El ejercicio de funambulismo en el que se encerró el Madrid tras las Supercopas amenaza a fracaso de época. Por si la precoz dimisión en Liga no hubiera sido suficiente negligencia, el pepinazo copero en el Bernabéu terminó por confirmar las sospechas de que el equipo de Zidane vive preso en su propia descomposición, el descenso a los infiernos de una plantilla hasta hace dos días acostumbrada a ir saltando de hito en hito.
Lejos quedan aquellos triunfos. La realidad es ahora tremendamente diferente para el Madrid, que se ha quedado apocado ante el peligro, entre la espada y la pared. Sin un sólo ídolo en pie, su última baza es la de la Champions, la esperanza de la mística que envuelve esa eterna primavera blanca, la jugada maestra del club de las 12 orejudas, 180 minutos para volver a resucitar en su propio funeral y acabar mirando al resto desde la cima de Europa.

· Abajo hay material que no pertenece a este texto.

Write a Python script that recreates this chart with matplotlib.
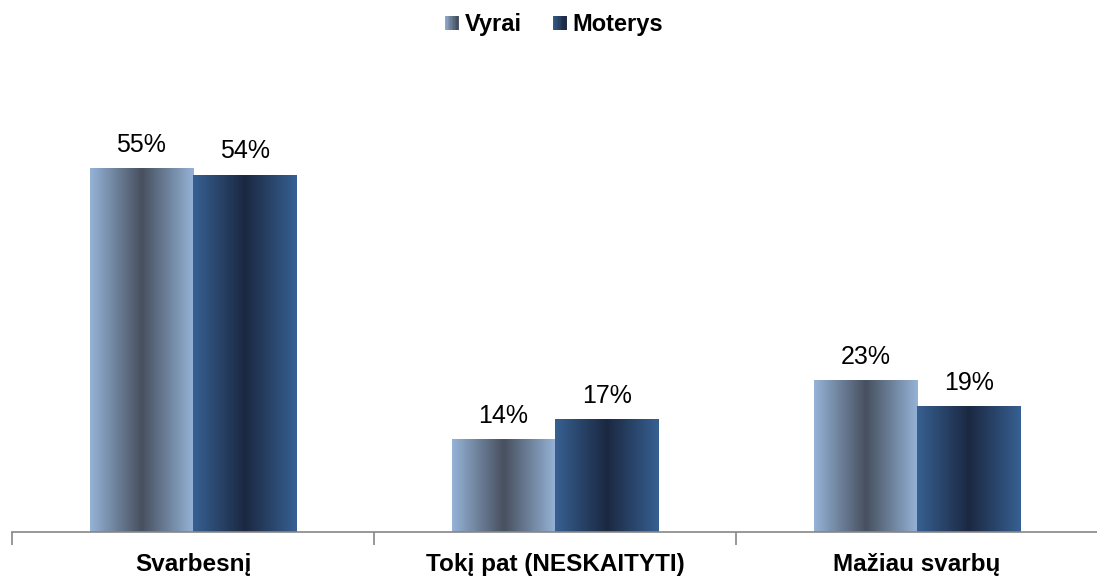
import numpy as np
import matplotlib.pyplot as plt
from matplotlib.colors import LinearSegmentedColormap
from matplotlib.legend_handler import HandlerBase
from matplotlib.patches import Rectangle

plt.rcParams['font.family'] = ['Liberation Sans', 'DejaVu Sans']

categories = ['Svarbesnį', 'Tokį pat (NESKAITYTI)', 'Mažiau svarbų']
series = ['Vyrai', 'Moterys']
vyrai = [55, 14, 23]
moterys = [54, 17, 19]

# edge / centre colours for the horizontal bar shading
shades = {
    'Vyrai': ['#95b3d7', '#47505f', '#95b3d7'],
    'Moterys': ['#376092', '#1b2841', '#376092'],
}

fig = plt.figure(figsize=(10.97, 5.78), dpi=100)
ax = fig.add_axes([12 / 1097, 46 / 578, 1086 / 1097, 472 / 578])

x = np.arange(len(categories))
w = 0.285
ymax = 71.3

for vals, name, off in [(vyrai, 'Vyrai', -w / 2), (moterys, 'Moterys', w / 2)]:
    cmap = LinearSegmentedColormap.from_list(name, shades[name])
    grad = np.linspace(0, 1, 256).reshape(1, -1)
    bars = ax.bar(x + off, vals, w, color='none', edgecolor='none')
    for b, v in zip(bars, vals):
        im = ax.imshow(grad, cmap=cmap, aspect='auto', interpolation='bicubic',
                       extent=[b.get_x(), b.get_x() + b.get_width(), 0, v],
                       zorder=2)
        im.set_clip_path(b)
        ax.annotate(f'{v}%', (b.get_x() + b.get_width() / 2, v),
                    xytext=(0, 8), textcoords='offset points',
                    ha='center', va='bottom', fontsize=18)

ax.set_xlim(-0.5, len(categories) - 0.5)
ax.set_ylim(0, ymax)
ax.set_yticks([])
for s in ['top', 'right', 'left']:
    ax.spines[s].set_visible(False)
ax.spines['bottom'].set_color('#868686')
ax.spines['bottom'].set_linewidth(1.2)

ax.set_xticks(x)
ax.set_xticklabels(categories, fontsize=17.5, fontweight='bold')
ax.tick_params(axis='x', length=0, pad=15)
ax.set_xticks(np.arange(len(categories) + 1) - 0.5, minor=True)
ax.tick_params(axis='x', which='minor', length=9, color='#868686', width=1.2)


class GradientHandler(HandlerBase):
    def create_artists(self, legend, orig_handle, xdescent, ydescent,
                       width, height, fontsize, trans):
        cols = orig_handle.cols
        n = len(cols)
        side = height * 0.85
        x0 = width - side
        y0 = (height - side) / 2
        arts = []
        for i, c in enumerate(cols):
            r = Rectangle((x0 - xdescent + i * side / n, y0 - ydescent), side / n, side,
                          facecolor=c, edgecolor='none', transform=trans)
            arts.append(r)
        return arts


handles = []
for name in series:
    cmap = LinearSegmentedColormap.from_list(name, shades[name])
    h = Rectangle((0, 0), 1, 1)
    h.cols = [cmap(t) for t in np.linspace(0.05, 0.55, 10)]
    handles.append(h)

fig.legend(handles, series, loc='center', bbox_to_anchor=(0.505, 0.957),
           ncol=2, frameon=False, handler_map={Rectangle: GradientHandler()},
           prop={'size': 17, 'weight': 'bold'}, handlelength=0.6,
           handletextpad=0.25, columnspacing=1.3)

fig.savefig('out.png', dpi=100)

Después de años de tanta felicidad, la primera tarea del Madrid consistirá en reconocer que ya nada es lo que era, que este San Valentín en París va a sentirse solo. Necesitará asimilarlo sin perder por el camino las ganas de luchar, recuperando la fuerza que parece haber perdido, para llegar vivo a la vuelta. En ese punto está el Madrid, lo que le hace más peligroso que nunca: tocado pero no hundido, en su hábitat más natural en los últimos tiempos, dispuesto a enseñarle el colmillo al que quiera sellar su lápida.